The Master of Borgo alla Collina was an anonymous Florentine painter named by Georg Pudelko in 1938 for an altarpiece of the Mystic Marriage of Saint Catherine with Saints Francis, the Archangel Raphael with Tobias, the Archangel Gabriel, and Louis of Toulouse in the parish church of San Donato in Borgo alla Collina in the province of Arezzo (G. Pudelko, 'The Maestro del Bambino Visto', Art in America, XXVI, 1938, pp. 47-63). Though understood in the past as an artist influenced by Gherardo Starnina (1360-1413), and possibly as a follower of that master, recent scholarship suggests that the two artists may have worked more closely together than was once thought.

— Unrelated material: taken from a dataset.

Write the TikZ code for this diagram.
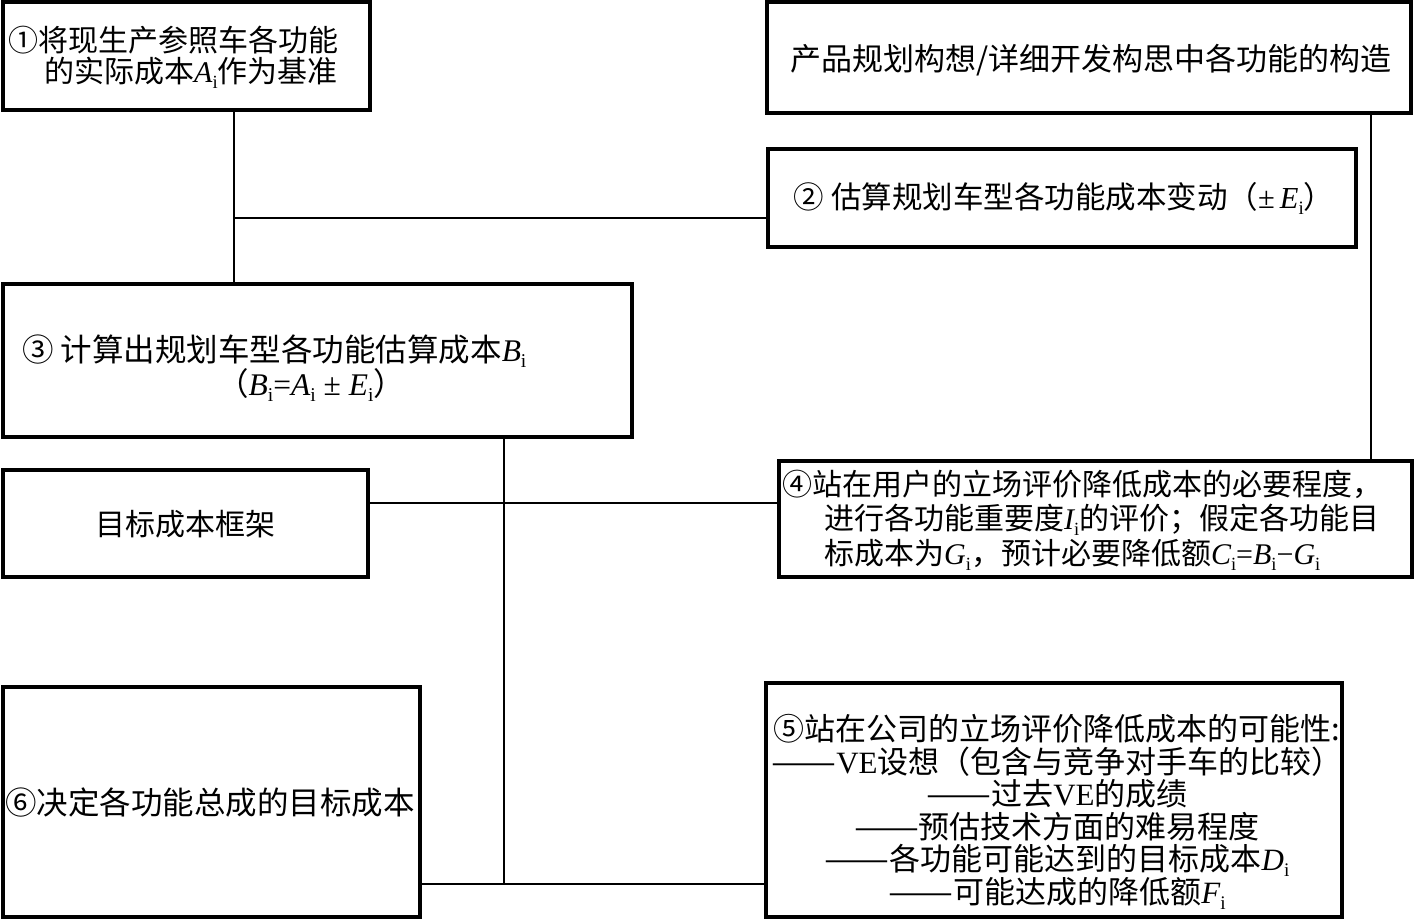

Alberto Lenza, in fact, has suggested that the Master of Borgo alla Collina may even have accompanied Starnina on his sojourn to Spain (c. 1401-1404), and may well have been active in Tuscany into the sixth decade of the 15th century. Indeed, the present work was once attributed by Bernard Berenson (recorded in the photoarchives at the Villa I Tatti) to the so-called Master of the Bambino Vispo, an artist now identified by most scholars with Starnina himself. As Lenza points out, the study of the paintings and artistic personality of the Master of Borgo alla Collina is useful not only in tracing the stylistic profile and influence of Starnina, but in understanding, in a more general sense, the development of Tuscan painting in the early decades of the Quattrocento (op. cit., p. 14).